The current focus on racism has had a knock-on effect, both in a negative and in a constructive way. The Black Lives Matter initiative has brought prejudice against Jews to the fore. The movement itself, notoriously anti-Israel and antisemitic, has caused tremendous discomfort to Jews who believe in non-racism and want to be part of the drive towards a better world. They have been made to feel “other” and excluded, in essence being forced to choose between their Jewish identity and the movement.

Only non-Israel supporting Jews are qualified and able to become part of the crowd. In addition, it has caused Jews to examine the age-old prejudice that they have faced for centuries and look at Jew hatred with fresh eyes.

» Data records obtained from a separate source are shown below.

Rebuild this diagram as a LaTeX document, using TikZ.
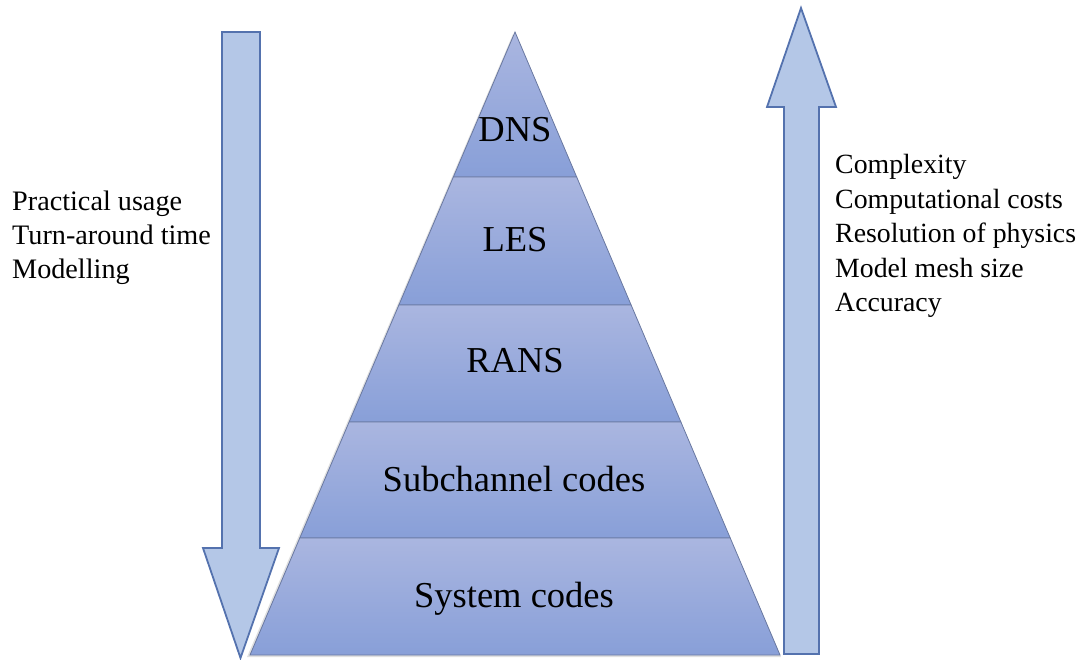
\documentclass[tikz,border=0pt]{standalone}
\usepackage{fontspec}
\setmainfont{Liberation Serif}
\usetikzlibrary{calc}
\definecolor{arrowfill}{RGB}{180,199,231}
\definecolor{arrowline}{RGB}{84,114,174}
\definecolor{laytop}{RGB}{170,182,224}
\definecolor{laybot}{RGB}{136,159,216}
\definecolor{layline}{RGB}{105,120,160}
\tikzset{
  bigarrow/.style={fill=arrowfill, draw=arrowline, line width=1.8pt, line join=miter},
  layer/.style={top color=laytop, bottom color=laybot, draw=layline, line width=0.8pt},
  laylabel/.style={anchor=base, inner sep=0pt, font=\fontsize{36.5}{42}\selectfont},
  sidetext/.style={anchor=north west, inner sep=0pt, align=left, font=\fontsize{28.2}{34}\selectfont},
  sidetextb/.style={anchor=north west, inner sep=0pt, align=left, font=\fontsize{27.8}{34.5}\selectfont}
}
\begin{document}
\begin{tikzpicture}[x=1pt,y=-1pt]
\useasboundingbox (0,0) rectangle (1083,660);
% pyramid coordinates
\coordinate (A) at (515,32);
\coordinate (BL) at (250,655);
\coordinate (BR) at (780,655);
\coordinate (L1) at ($(A)!0.2327!(BL)$);
\coordinate (R1) at ($(A)!0.2327!(BR)$);
\coordinate (L2) at ($(A)!0.4382!(BL)$);
\coordinate (R2) at ($(A)!0.4382!(BR)$);
\coordinate (L3) at ($(A)!0.6260!(BL)$);
\coordinate (R3) at ($(A)!0.6260!(BR)$);
\coordinate (L4) at ($(A)!0.8122!(BL)$);
\coordinate (R4) at ($(A)!0.8122!(BR)$);
% soft shadow
\fill[black, opacity=0.12] ($(A)+(-2,2)$) -- ($(BL)+(-3,2)$) -- ($(BR)+(1,2)$) -- cycle;
% layers
\path[layer] (A) -- (L1) -- (R1) -- cycle;
\path[layer] (L1) -- (L2) -- (R2) -- (R1) -- cycle;
\path[layer] (L2) -- (L3) -- (R3) -- (R2) -- cycle;
\path[layer] (L3) -- (L4) -- (R4) -- (R3) -- cycle;
\path[layer] (L4) -- (BL) -- (BR) -- (R4) -- cycle;
% labels
\node[laylabel] (dns) at (515,141.7) {DNS};
\node[laylabel] (les) at (515,251.7) {LES};
\node[laylabel] (rans) at (515,372.7) {RANS};
\node[laylabel] (sub) at (514,491.7) {Subchannel codes};
\node[laylabel] (sys) at (514,607.3) {System codes};
% left arrow (down)
\path[bigarrow] (222,32) -- (260,32) -- (260,548) -- (279,548) -- (240.5,658)
  -- (203,548) -- (222,548) -- cycle;
% right arrow (up)
\path[bigarrow] (801,8) -- (836,107) -- (819,107) -- (819,654) -- (784,654)
  -- (784,107) -- (767,107) -- cycle;
% side texts
\node[sidetext] (lefttext) at (12,190.5) {Practical usage\\Turn-around time\\Modelling};
\node[sidetextb] (righttext) at (835,154.5) {Complexity\\Computational costs\\Resolution of physics\\Model mesh size\\Accuracy};
\end{tikzpicture}
\end{document}
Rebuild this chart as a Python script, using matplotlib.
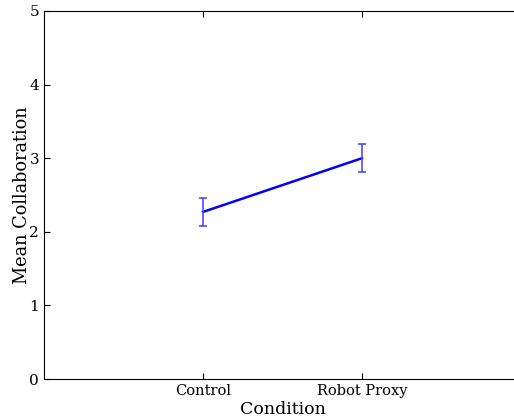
import numpy as np
import matplotlib
matplotlib.use("Agg")
import matplotlib.pyplot as plt

conditions = ["Control", "Robot Proxy"]
means = [2.27, 3.00]
errors = [0.19, 0.19]

plt.rcParams['font.family'] = ['DejaVu Serif']

fig = plt.figure(figsize=(5.14, 4.19), dpi=100)
# axes runs a little past the right edge, like the cropped original
ax = fig.add_axes([44 / 514, 40 / 419, 477 / 514, 368 / 419])

x = np.arange(1, len(conditions) + 1)
ax.plot(x, means, color='blue', lw=1.8)
ax.errorbar(x, means, yerr=errors, fmt='none', ecolor=(0.3, 0.3, 1.0),
            elinewidth=1.2, capsize=3, capthick=1.2)

ax.set_xlim(0, 3)
ax.set_ylim(0, 5)
ax.set_xticks(x)
ax.set_xticklabels(conditions, fontsize=10.5)
ax.set_yticks(range(0, 6))
ax.tick_params(axis='y', labelsize=11)
ax.tick_params(direction='in', length=4, top=True, right=True)
ax.set_xlabel("Condition", fontsize=12.5, labelpad=2)
ax.set_ylabel("Mean Collaboration", fontsize=12.8, labelpad=-1)

fig.savefig("out.png", dpi=100)
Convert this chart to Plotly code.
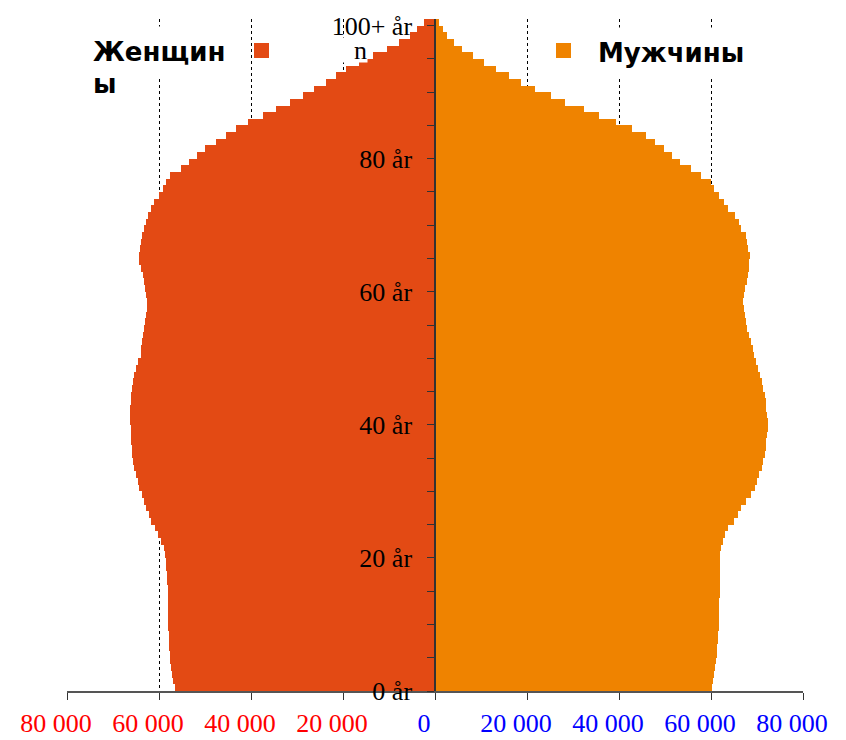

The fascinating thing about subtle prejudice is that, much like jelly, it’s very hard to grasp. The statement that I looked like a Jew because I was wearing spectacles should not in itself be negative. But the possibility of telling someone that they look “like a Muslim” or a “Christian” or “black person” and expecting to get away with it, is almost unimaginable. And yet, even to me, it didn’t seem that problematic.

What’s even more fascinating to me is that I have never forgotten the incident. As benign as I pretended that it was, it has always remained somewhere deep inside of me. It very clearly touched a part of me. And to some extent, no matter where I am, no matter how successful or accomplished I might feel, I will also wonder if I look like a Jew today.

4 Comments

  1. 4 Joan Struck 02 Jul
    You should try telling these people that we Jews come in all sorts and colors. What would they say to a black person who is Jewish.? “Listen my friend your life doesn’t matter because you are Jewish” we all matter! Until all people get the idea that “tekkun olam”, repairing the world is an ideal we should all strive towards. 
  2. 3 Susanne Rytz 02 Jul
    This chronichle reminds me of a commentary my mother heard as a survivor of the Holocaust. "But you don´t look Jewish at all".  It was ment as a compliment. 
  3. 2 Carol Marks 06 Jul
    Dear Howard,
    Many years ago, in the early 1970's, I worked with a lady who had come to Cape Town from England.  She had never met a Jewish person before this, and I don't think she even knew Jews existed.  The irony was that all the partners, (and some staff) were Jewish.   Needless to say her education was expanded.
    Kind regards
    Carol
  4. 1 Ashleigh 07 Jul
    When I was little and whined and complained for nothing my mother would say, keep quiet before I give you something to whine and complain about.  You whine about the most pathetically, woefully petty things.  Keep quiet and count your blessings before you're really given something to legitimately whine about.